Starbucks Corp. v. Wolfe's Borough Coffee, Inc.
Plaintiff Starbucks sued defendant Black Bear to enjoin it from using its "Mister Charbucks," "Mr. Charbucks," and "Charbucks Blend" marks. A survey should that 30% of participants had Starbucks come to mind first when hearing "Charbucks".
District court held that plaintiff failed to prove that the Charbucks marks are likely to dilute its famous Starbucks marks. It required substantial similarity and bad faith to be present and relied on evidence supporting an absence of actual confusion.
On a previous appeal, the court of appeals held that the degree of similarity and the intent of the defendant are only two of six factors, and that the district court should not have required these two specifically. In addition, that the absence of actual association does not weigh against either side.
Is there only a minimal degree of similarity between the marks?
Did plaintiff only demonstrate a weak association between the marks in spite of defendant's intent and the survey results?
See:Dilution by Blurring
As held previously, the marks are quite different when placed in the context of their packaging and "Charbucks" is incorporated into the phrases in which it is used.
Intent to create an association is a separate factor under the test and is not per se evidence that the actual association factor weighs in favor of the owner of the famous mark.

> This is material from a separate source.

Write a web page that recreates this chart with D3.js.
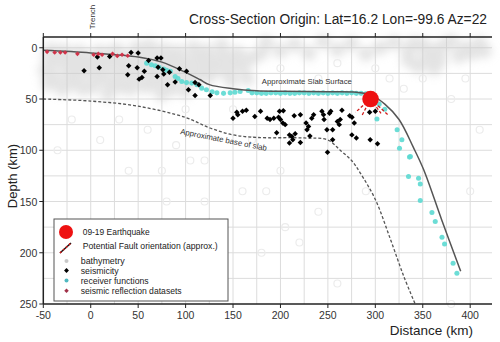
<!DOCTYPE html>
<html><head><meta charset="utf-8">
<script src="https://cdn.jsdelivr.net/npm/d3@7"></script>
<style>body{margin:0;background:#fff}svg{display:block;font-family:"Liberation Sans",Arial,sans-serif}</style>
</head><body>
<svg id="c" width="500" height="342"></svg>
<script>
const xTicks=[-50,0,50,100,150,200,250,300,350,400];
const yTicks=[0,50,100,150,200,250];
const slabSurface=[[-50,2.5],[0,5],[50,9],[75,14],[100,24],[115,31],[125,36],[150,40],[175,42],[200,42.5],[250,43],[280,43.5],[295,46],[310,55],[325,70],[340,97],[351,119],[370,168],[390,218]];
const slabBase=[[-50,50],[0,52],[50,57],[100,68],[125,78],[150,85],[175,87.5],[225,88],[250,90],[263,100],[275,110],[284,122],[300,148],[316,187],[330,223],[342,250]];
const earthquake=[[295,50]];
const faultLines=[[[295,50],[279,63]],[[295,50],[314,66]],[[295,50],[286,66]],[[295,50],[306,64]]];
const reflection=[[-38,4.6],[-32,4.6],[-27,4.6],[-14,5.9],[3,6.8],[12,6.8],[23,5.9],[33,6.8],[39,7.8],[28,8],[-46,4],[8,6]];
const seismicity=[[-7,22.5],[7,9],[9,19.5],[20,8.5],[39,26.4],[40,17.6],[42.5,4.6],[49,19.5],[50,5.2],[51,30.6],[54,29],[56.5,23],[61,12.4],[70,10],[70,28],[74,10],[71,19],[76,21.5],[77,25.7],[81,36],[83,24],[89,33.5],[93.5,20.5],[101,23],[103,41],[110,34],[114,36],[110,46.6],[126,46.6],[150,68.7],[154,63],[155,65.4],[160,62],[164,61],[173,67],[179,62],[186,68.7],[189,70],[193,68.7],[199,62],[198,67.7],[200,70],[202.5,73.5],[205,75],[203,61.5],[214.5,66.4],[221,65.4],[196,83],[209.5,85],[212,86.6],[215.5,84],[213,89.8],[209.5,93],[221,92.5],[228,80],[229.6,76.9],[227,73.5],[233,68.7],[235,65.4],[231,86],[243.7,62],[245.4,65.4],[246,70],[251.7,63.8],[253,62],[249,80],[255,80],[249.6,102],[255,89.8],[262,75],[263,70],[264.8,61],[260,72],[273,66.4],[275.4,67.7],[277.8,73.5],[275.3,85],[280,88],[294.6,89.8],[302.3,93.7],[294,63],[300,62]];
const receiver=[[59,15],[64,16.6],[68,17.6],[72,19],[77,20.8],[80,22],[84,23],[89,28],[92,30],[96,33],[101,34],[106.5,34.5],[112,36],[117,39.4],[122,41],[128,43],[133,44],[140,44.5],[147,44],[152,43.5],[157.5,42.7],[166,41.7],[170,44],[175,44],[180,44.5],[185,44.5],[190,44],[195,44],[200,44.5],[205,44],[210,44.5],[215,44.5],[220,44],[225,44],[230,44.5],[235,44],[240,44.5],[245,44],[250,44.5],[255,44],[260,44.5],[265,44],[270,44.5],[275,44],[280,44.5],[285,44.5],[290,45],[301.7,69.6],[304,55],[310,60],[323,80],[328,89.8],[325.5,98],[336,106.7],[335,125.6],[345.6,127.3],[337,106],[347.4,133],[347.4,149],[359.7,160.8],[363.2,169.6],[370.3,184.9],[373,191.4],[382,210.3],[386,220]];
const bathymetry=[[-45,8],[-40,15],[-35,5],[-30,12],[-25,20],[-20,8],[-15,15],[-10,25],[-5,10],[0,18],[5,28],[10,12],[15,20],[20,5],[25,15],[30,25],[35,10],[40,18],[45,30],[50,8],[55,15],[60,25],[65,5],[70,18],[75,30],[80,10],[85,20],[90,28],[95,12],[100,18],[105,30],[110,10],[115,22],[120,15],[125,28],[130,12],[135,20],[140,8],[145,25],[150,15],[155,5],[160,18],[-42,2],[-28,3],[-12,4],[8,4],[28,2],[48,0],[62,-2],[78,2],[92,4],[108,0],[122,3],[138,-2],[-38,30],[-18,35],[2,38],[22,35],[42,40],[58,38],[18,45],[-30,40],[85,40],[100,42],[-48,22],[-22,28],[12,30],[32,38],[52,22],[68,35],[88,10],[112,28],[128,20],[148,32],[165,30],[170,10],[180,5],[-8,40],[-45,35],[75,45],
[185,-5],[200,3],[215,-3],[230,5],[245,-6],[260,2],[275,-4],[290,6],[305,0],[320,-5],[335,3],[350,-3],[365,2],[380,-6],[395,0],[410,-4],[402,5],[388,8],[372,-2],[360,8],[415,3],[335,12],[345,18],[355,10],[362,20],[340,-4],[352,0],[368,12]];
const bathymetryScatter=[[-20,70],[10,90],[40,120],[80,150],[120,110],[160,140],[200,120],[240,160],[180,200],[130,180],[60,200],[100,60],[240,30],[300,20],[330,40],[380,50],[410,80],[400,140],[380,250],[260,230],[220,190],[170,90],[30,70],[-35,100],[150,60],[290,140],[350,30],[200,20],[60,80],[90,95],[105,110],[185,140],[120,150],[205,175],[75,120],[315,30],[260,15],[395,30]];

const svg=d3.select("#c");
const defs=svg.append("defs");
defs.append("filter").attr("id","blur").attr("x","-20%").attr("y","-20%").attr("width","140%").attr("height","140%")
 .append("feGaussianBlur").attr("stdDeviation",4);
const x=d3.scaleLinear().domain([-50,423]).range([43.3,492]);
const y=d3.scaleLinear().domain([-10.5,250]).range([37,304]);

// grid
const g=svg.append("g");
g.selectAll(".vg").data(d3.range(-25,425,25)).join("line")
 .attr("x1",d=>x(d)).attr("x2",d=>x(d)).attr("y1",y(-10.5)).attr("y2",y(250))
 .attr("stroke","#dcdcdc").attr("stroke-width",1);
g.selectAll(".hg").data(d3.range(0,250,25)).join("line")
 .attr("x1",x(-50)).attr("x2",x(423)).attr("y1",d=>y(d)).attr("y2",d=>y(d))
 .attr("stroke","#dcdcdc").attr("stroke-width",1);

// bathymetry cloud
svg.append("g").attr("filter","url(#blur)").attr("opacity",0.5).selectAll("circle").data(bathymetry).join("circle")
 .attr("cx",d=>x(d[0])).attr("cy",d=>y(d[1])).attr("r",7.5)
 .attr("fill","#c8c8c8");
svg.append("g").selectAll("circle").data(bathymetryScatter).join("circle")
 .attr("cx",d=>x(d[0])).attr("cy",d=>y(d[1])).attr("r",3.5)
 .attr("fill","none").attr("stroke","#ececec").attr("stroke-width",1.2);

const lineN=d3.line().x(d=>x(d[0])).y(d=>y(d[1])).curve(d3.curveCatmullRom);

svg.append("path").attr("d",lineN(slabBase)).attr("fill","none")
 .attr("stroke","#555").attr("stroke-width",1.3).attr("stroke-dasharray","3,2");

// receiver functions
svg.append("g").selectAll("path").data(receiver).join("path")
 .attr("transform",d=>`translate(${x(d[0])},${y(d[1])})`)
 .attr("d",d3.symbol(d3.symbolCircle,20)())
 .attr("fill","#5cd9d2").attr("opacity",0.9);

svg.append("path").attr("d",lineN(slabSurface)).attr("fill","none")
 .attr("stroke","#555").attr("stroke-width",1.5);

// seismicity
svg.append("g").selectAll("path").data(seismicity).join("path")
 .attr("transform",d=>`translate(${x(d[0])},${y(d[1])}) rotate(45)`)
 .attr("d",d3.symbol(d3.symbolSquare,15)())
 .attr("fill","#000");

// reflection
svg.append("g").selectAll("path").data(reflection).join("path")
 .attr("transform",d=>`translate(${x(d[0])},${y(d[1])}) rotate(45)`)
 .attr("d",d3.symbol(d3.symbolSquare,11)())
 .attr("fill","#d0344a");

// fault lines
faultLines.forEach(f=>{
 svg.append("line").attr("x1",x(f[0][0])).attr("y1",y(f[0][1])).attr("x2",x(f[1][0])).attr("y2",y(f[1][1]))
  .attr("stroke","#d01a1a").attr("stroke-width",1.3).attr("stroke-dasharray","3,2");
});
svg.append("g").selectAll("circle").data(earthquake).join("circle")
 .attr("cx",d=>x(d[0])).attr("cy",d=>y(d[1])).attr("r",8.3).attr("fill","#ee1111");

// annotations
svg.append("text").attr("x",x(180.4)).attr("y",84).attr("font-size",8).attr("fill","#333")
 .attr("textLength",90).attr("lengthAdjust","spacingAndGlyphs").text("Approximate Slab Surface");
svg.append("text").attr("transform","translate(180,134) rotate(11)").attr("font-size",8).attr("fill","#333")
 .attr("textLength",88).attr("lengthAdjust","spacingAndGlyphs").text("Approximate base of slab");
svg.append("text").attr("transform",`translate(${x(0)+4.5},17) rotate(-90)`).attr("text-anchor","middle")
 .attr("font-size",8).attr("fill","#333").text("Trench");

// axes
const ax=svg.append("g").attr("stroke","#222");
ax.append("line").attr("x1",x(-50)).attr("x2",x(-50)).attr("y1",y(-10.5)).attr("y2",y(250)).attr("stroke-width",1.5);
ax.append("line").attr("x1",x(-50)).attr("x2",x(423)).attr("y1",y(-10.5)).attr("y2",y(-10.5)).attr("stroke-width",1.5);
ax.append("line").attr("x1",x(-50)).attr("x2",x(423)).attr("y1",y(250)).attr("y2",y(250)).attr("stroke-width",1.5);
ax.selectAll(".yt").data(yTicks).join("line").attr("x1",x(-50)-4).attr("x2",x(-50)).attr("y1",d=>y(d)).attr("y2",d=>y(d)).attr("stroke-width",1);
ax.selectAll(".xt").data(xTicks).join("line").attr("x1",d=>x(d)).attr("x2",d=>x(d)).attr("y1",y(250)).attr("y2",y(250)+4).attr("stroke-width",1);
svg.append("g").selectAll("line").data(xTicks).join("line").attr("x1",d=>x(d)).attr("x2",d=>x(d)).attr("y1",y(-10.5)-4).attr("y2",y(-10.5)).attr("stroke","#222");

svg.append("g").selectAll("text").data(yTicks).join("text").attr("x",x(-50)-6).attr("y",d=>y(d)+4)
 .attr("text-anchor","end").attr("font-size",10.5).attr("fill","#333").text(d=>d);
svg.append("g").selectAll("text").data(xTicks).join("text").attr("x",d=>x(d)).attr("y",y(250)+15)
 .attr("text-anchor","middle").attr("font-size",10.5).attr("fill","#333").text(d=>d);

svg.append("text").attr("x",487).attr("y",24).attr("text-anchor","end").attr("font-size",14).attr("fill","#222")
 .attr("textLength",298).attr("lengthAdjust","spacingAndGlyphs")
 .text("Cross-Section Origin: Lat=16.2 Lon=-99.6 Az=22");
svg.append("text").attr("x",473).attr("y",335).attr("text-anchor","end").attr("font-size",13.5).attr("fill","#222").text("Distance (km)");
svg.append("text").attr("transform","translate(17,176) rotate(-90)").attr("text-anchor","middle").attr("font-size",13).attr("fill","#222").text("Depth (km)");

// legend
const lg=svg.append("g");
lg.append("rect").attr("x",54).attr("y",219).attr("width",174).attr("height",82).attr("fill","#fff").attr("stroke","#555").attr("stroke-width",1);
lg.append("circle").attr("cx",66).attr("cy",232).attr("r",7).attr("fill","#ee1111");
lg.append("line").attr("x1",60).attr("y1",253).attr("x2",71).attr("y2",243).attr("stroke","#111").attr("stroke-width",1.5);
lg.append("line").attr("x1",60).attr("y1",253).attr("x2",71).attr("y2",243).attr("stroke","#d01a1a").attr("stroke-width",1.5).attr("stroke-dasharray","2,2");
lg.append("circle").attr("cx",66.5).attr("cy",261).attr("r",2).attr("fill","#c8c8c8");
lg.append("path").attr("transform","translate(66.5,270.5) rotate(45)").attr("d",d3.symbol(d3.symbolSquare,12)()).attr("fill","#000");
lg.append("circle").attr("cx",66.5).attr("cy",280.5).attr("r",2).attr("fill","#4fb8c0");
lg.append("path").attr("transform","translate(66.5,290.7) rotate(45)").attr("d",d3.symbol(d3.symbolSquare,10)()).attr("fill","#a03048");
const items=[["09-19 Earthquake",82.7,235,67],["Potential Fault orientation (approx.)",82.7,249,135],["bathymetry",80.7,264,44],["seismicity",80.7,273.5,38],["receiver functions",80.7,283.5,68],["seismic reflection datasets",80.7,293.5,101]];
lg.selectAll("text").data(items).join("text").attr("x",d=>d[1]).attr("y",d=>d[2]).attr("font-size",9.5).attr("fill","#222")
 .attr("textLength",d=>d[3]).attr("lengthAdjust","spacingAndGlyphs").text(d=>d[0]);
</script>
</body></html>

If it were, it would essentially merging the two factors, which should be avoided in interpreting it.
It was also reasonable to discount the survey as it only measured concerning the isolated word "Charbucks," not the full marks and packaging that defendant is actually using and how customers would encounter it. Even so, the percent of users identifying an association was "relatively small." When actually asked what company they though might make "Charbucks," only 3.1% answered "Starbucks."
Next, the factors must be balanced de novo. It has already been affirmed that there is minimal similarity between the marks. Starbucks is highly distinctive, in substantially exclusive use, and widely recognized. Defendant did name Charbucks after a derogatory term used for Starbucks in Boston, but the actual association demonstrated has been weak at best. With the first and last factors being the most important, plaintiff has not demonstrated a likelihood of dilution by blurring.
Yes, there only a minimal degree of similarity between the marks.
Yes, plaintiff only demonstrated a weak association between the marks.